I expected monuments’ potential effects to be directly related to their centrality to everyday life and glorification of the Confederacy. This is the primary difference between soldier-memorializing Reconstruction and Confederate-glorifying post-Reconstruction monuments.
I expected to find little political effect from soldier-memorializing Reconstruction monuments, but some pro-Jim Crow effects from Confederate-glorifying post-Reconstruction monuments. As monuments moved from cemeteries into central public spaces such as parks and squares, I expected them to affect voters’ decisions.

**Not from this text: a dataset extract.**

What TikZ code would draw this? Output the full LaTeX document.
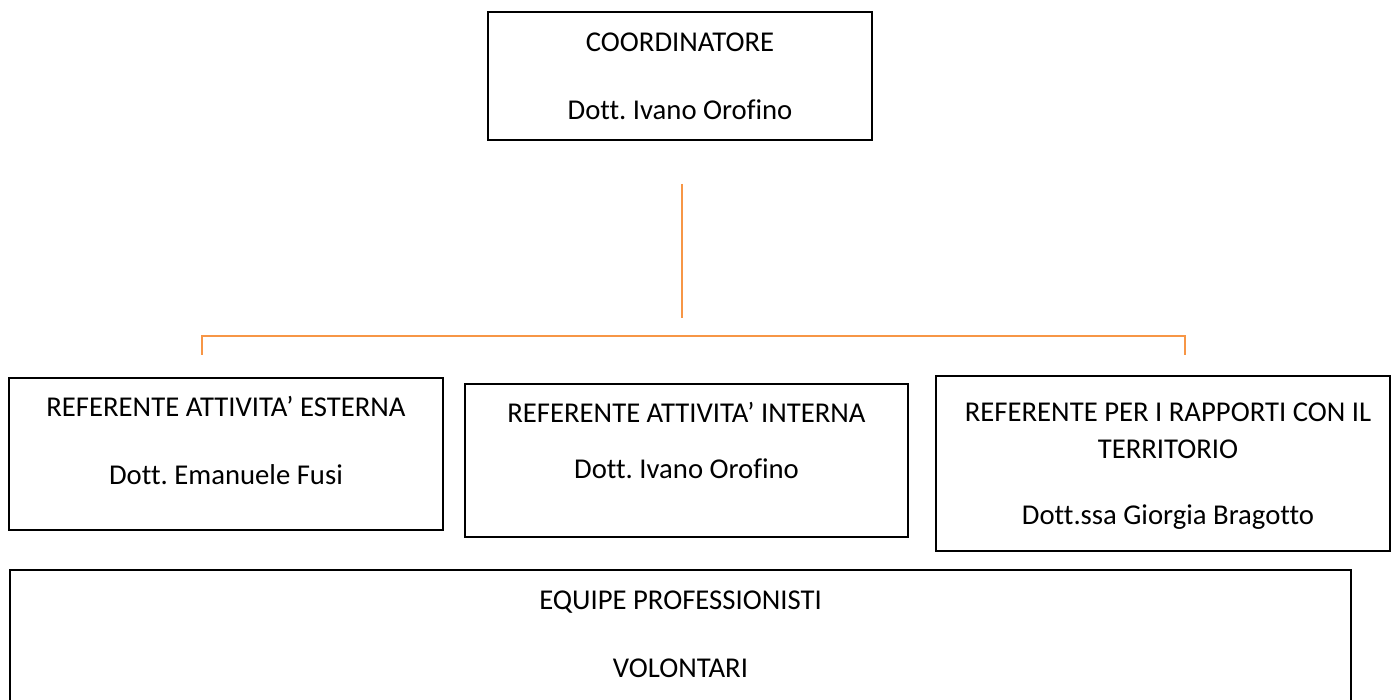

That is precisely what I found.
During Reconstruction, counties that dedicated Confederate monuments saw no change in voter turnout or Democratic Party vote share in biennial congressional elections. These symbols were soldier-memorializing and physically separate from public life and did not influence voter decision-making.
However, when monuments began to glorify the Confederacy and shifted into public life, political effects emerged.
Counties that dedicated monuments in the early post-Reconstruction period saw, on average, a 5.5 percentage point increase in Democratic Party vote share and a 2.2 percentage point decrease in voter turnout compared with other counties.
As monuments changed, so did their effect on the public. Glorifying public monuments communicated to the public that the Confederacy was worth preserving, thus strengthening Democratic majorities and lowering participation in the political process.
Larger Democratic majorities alongside lower voter turnout already suggests Black Southerners, who almost exclusively voted for Republicans at that time, were voting less in areas with monuments. I conducted further exploration and found that these political effects disproportionately occurred in counties with larger Black populations. This suggests that Black voters were more responsive to Confederate monuments, which suppressed their political activity by signaling they were not accepted by the local community.
The effects of post-Reconstruction monuments suggest that they played a role in continued racism throughout the South into the early 20th century.
Their controversy today demonstrates the values still conveyed by their presence in society. Recent research has demonstrated the long-run effects of the spread of Southern white culture and prejudices across the United States post-Civil War, connecting it to higher levels of modern-day Republican Party voting and conservative values.
It is thus no wonder Confederate monuments, as prominent symbols of pro-Confederate, Southern white culture, continue to be – and are likely to remain – cultural flashpoints.